Transcribe the whole listing without a single picture.
--- Data block ---
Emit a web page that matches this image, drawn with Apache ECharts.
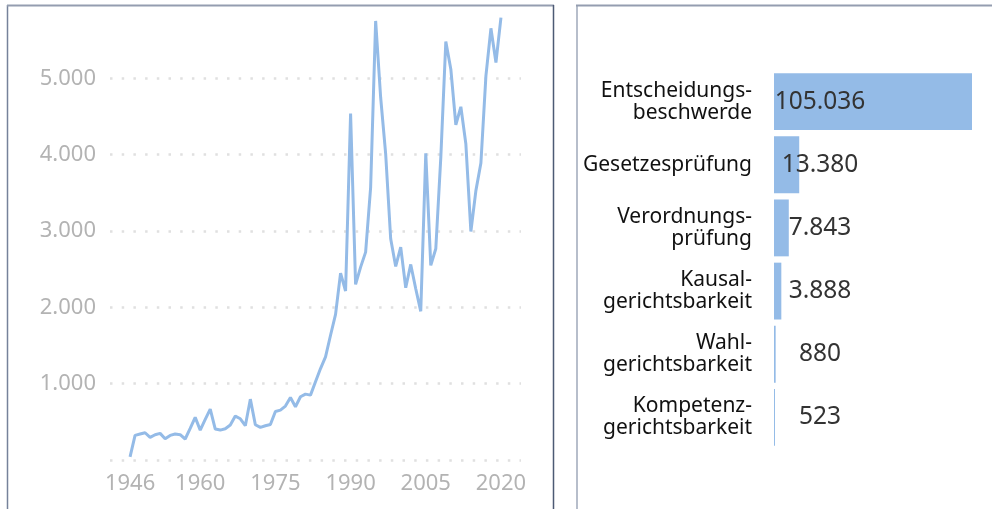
<!DOCTYPE html>
<html><head><meta charset="utf-8">
<script src="https://cdn.jsdelivr.net/npm/echarts@6/dist/echarts.min.js"></script>
<style>html,body{margin:0;padding:0;background:#fff}#c{width:992px;height:509px}</style>
</head><body><div id="c"></div>
<script>
const firstYear = 1946;
const caseCounts = [40,322,340,357,296,331,349,279,322,340,331,275,414,558,392,532,667,405,392,410,
  458,575,540,449,797,462,427,449,466,636,654,706,819,697,828,863,850,1024,1198,1351,
  1634,1908,2449,2214,4540,2300,2527,2723,3573,5752,4749,4009,2898,2536,2788,2257,2562,2244,1948,4017,
  2549,2767,3965,5482,5120,4392,4627,4139,2993,3529,3891,5033,5655,5207,5795];
const yearTicks = [1946,1960,1975,1990,2005,2020];
const yTicks = [1000,2000,3000,4000,5000];
const procCategories = ['Entscheidungs-\nbeschwerde','Gesetzesprüfung','Verordnungs-\nprüfung','Kausal-\ngerichtsbarkeit','Wahl-\ngerichtsbarkeit','Kompetenz-\ngerichtsbarkeit'];
const procValues = [105036,13380,7843,3888,880,523];

const fmt = v => String(v).replace(/\B(?=(\d{3})+(?!\d))/g, '.');
const lineData = caseCounts.map((v, i) => [firstYear + i, v]);
const FONT = 'Noto Sans';
const blue = '#94bbe7';

const chart = echarts.init(document.getElementById('c'), null, {renderer: 'canvas'});
chart.setOption({
  animation: false,
  textStyle: {fontFamily: FONT},
  grid: [
    {left: 110, right: 471, top: 2, bottom: 49},
    {left: 774, right: 20, top: 70, height: 379}
  ],
  xAxis: [
    {gridIndex: 0, type: 'value', min: 1942, max: 2024,
     axisLine: {show: false}, axisTick: {show: false}, splitLine: {show: false},
     axisLabel: {customValues: yearTicks, fontSize: 22, color: '#b3b3b3', fontFamily: FONT, margin: 13,
       formatter: v => String(v)}},
    {gridIndex: 1, type: 'value', min: 0, max: procValues[0], show: false}
  ],
  yAxis: [
    {gridIndex: 0, type: 'value', min: 0, max: 6000, interval: 1000,
     axisLine: {show: false}, axisTick: {show: false},
     axisLabel: {fontSize: 22, color: '#b3b3b3', fontFamily: FONT, margin: 14,
       formatter: v => yTicks.indexOf(v) >= 0 ? fmt(v) : ''},
     splitLine: {show: true, showMinLine: true, showMaxLine: false,
       lineStyle: {color: '#e0e0e0', width: 2.5, type: [2.5, 9.2]}}},
    {gridIndex: 1, type: 'category', data: procCategories, inverse: true,
     axisLine: {show: false}, axisTick: {show: false},
     axisLabel: {fontSize: 21, color: '#111', fontFamily: FONT, margin: 22, lineHeight: 22, align: 'right'}}
  ],
  series: [
    {type: 'line', xAxisIndex: 0, yAxisIndex: 0, data: lineData, showSymbol: false,
     lineStyle: {color: blue, width: 3}, itemStyle: {color: blue}},
    {type: 'bar', xAxisIndex: 1, yAxisIndex: 1, data: procValues, barCategoryGap: '10%',
     itemStyle: {color: blue},
     label: {show: true, position: [46, '50%'], align: 'center', verticalAlign: 'middle',
       fontSize: 24.5, color: '#333', fontFamily: FONT, formatter: p => fmt(p.value)}}
  ],
  graphic: [
    {type: 'line', shape: {x1: 7.5, y1: 5, x2: 7.5, y2: 509}, style: {stroke: '#76829a', lineWidth: 1.5}},
    {type: 'line', shape: {x1: 7, y1: 5.5, x2: 554, y2: 5.5}, style: {stroke: '#949db0', lineWidth: 2}},
    {type: 'line', shape: {x1: 553.5, y1: 5, x2: 553.5, y2: 509}, style: {stroke: '#4d5a74', lineWidth: 1.5}},
    {type: 'line', shape: {x1: 577, y1: 5, x2: 577, y2: 509}, style: {stroke: '#9fa8ba', lineWidth: 1.5}},
    {type: 'line', shape: {x1: 576, y1: 5.5, x2: 992, y2: 5.5}, style: {stroke: '#949db0', lineWidth: 2}}
  ]
});
</script></body></html>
---
■ Final result
Emit a web page that matches this image, drawn with Apache ECharts.
<!DOCTYPE html>
<html><head><meta charset="utf-8">
<script src="https://cdn.jsdelivr.net/npm/echarts@6/dist/echarts.min.js"></script>
<style>html,body{margin:0;padding:0;background:#fff}#c{width:992px;height:509px}</style>
</head><body><div id="c"></div>
<script>
const firstYear = 1946;
const caseCounts = [40,322,340,357,296,331,349,279,322,340,331,275,414,558,392,532,667,405,392,410,
  458,575,540,449,797,462,427,449,466,636,654,706,819,697,828,863,850,1024,1198,1351,
  1634,1908,2449,2214,4540,2300,2527,2723,3573,5752,4749,4009,2898,2536,2788,2257,2562,2244,1948,4017,
  2549,2767,3965,5482,5120,4392,4627,4139,2993,3529,3891,5033,5655,5207,5795];
const yearTicks = [1946,1960,1975,1990,2005,2020];
const yTicks = [1000,2000,3000,4000,5000];
const procCategories = ['Entscheidungs-\nbeschwerde','Gesetzesprüfung','Verordnungs-\nprüfung','Kausal-\ngerichtsbarkeit','Wahl-\ngerichtsbarkeit','Kompetenz-\ngerichtsbarkeit'];
const procValues = [105036,13380,7843,3888,880,523];

const fmt = v => String(v).replace(/\B(?=(\d{3})+(?!\d))/g, '.');
const lineData = caseCounts.map((v, i) => [firstYear + i, v]);
const FONT = 'Noto Sans';
const blue = '#94bbe7';

const chart = echarts.init(document.getElementById('c'), null, {renderer: 'canvas'});
chart.setOption({
  animation: false,
  textStyle: {fontFamily: FONT},
  grid: [
    {left: 110, right: 471, top: 2, bottom: 49},
    {left: 774, right: 20, top: 70, height: 379}
  ],
  xAxis: [
    {gridIndex: 0, type: 'value', min: 1942, max: 2024,
     axisLine: {show: false}, axisTick: {show: false}, splitLine: {show: false},
     axisLabel: {customValues: yearTicks, fontSize: 22, color: '#b3b3b3', fontFamily: FONT, margin: 13,
       formatter: v => String(v)}},
    {gridIndex: 1, type: 'value', min: 0, max: procValues[0], show: false}
  ],
  yAxis: [
    {gridIndex: 0, type: 'value', min: 0, max: 6000, interval: 1000,
     axisLine: {show: false}, axisTick: {show: false},
     axisLabel: {fontSize: 22, color: '#b3b3b3', fontFamily: FONT, margin: 14,
       formatter: v => yTicks.indexOf(v) >= 0 ? fmt(v) : ''},
     splitLine: {show: true, showMinLine: true, showMaxLine: false,
       lineStyle: {color: '#e0e0e0', width: 2.5, type: [2.5, 9.2]}}},
    {gridIndex: 1, type: 'category', data: procCategories, inverse: true,
     axisLine: {show: false}, axisTick: {show: false},
     axisLabel: {fontSize: 21, color: '#111', fontFamily: FONT, margin: 22, lineHeight: 22, align: 'right'}}
  ],
  series: [
    {type: 'line', xAxisIndex: 0, yAxisIndex: 0, data: lineData, showSymbol: false,
     lineStyle: {color: blue, width: 3}, itemStyle: {color: blue}},
    {type: 'bar', xAxisIndex: 1, yAxisIndex: 1, data: procValues, barCategoryGap: '10%',
     itemStyle: {color: blue},
     label: {show: true, position: [46, '50%'], align: 'center', verticalAlign: 'middle',
       fontSize: 24.5, color: '#333', fontFamily: FONT, formatter: p => fmt(p.value)}}
  ],
  graphic: [
    {type: 'line', shape: {x1: 7.5, y1: 5, x2: 7.5, y2: 509}, style: {stroke: '#76829a', lineWidth: 1.5}},
    {type: 'line', shape: {x1: 7, y1: 5.5, x2: 554, y2: 5.5}, style: {stroke: '#949db0', lineWidth: 2}},
    {type: 'line', shape: {x1: 553.5, y1: 5, x2: 553.5, y2: 509}, style: {stroke: '#4d5a74', lineWidth: 1.5}},
    {type: 'line', shape: {x1: 577, y1: 5, x2: 577, y2: 509}, style: {stroke: '#9fa8ba', lineWidth: 1.5}},
    {type: 'line', shape: {x1: 576, y1: 5.5, x2: 992, y2: 5.5}, style: {stroke: '#949db0', lineWidth: 2}}
  ]
});
</script></body></html>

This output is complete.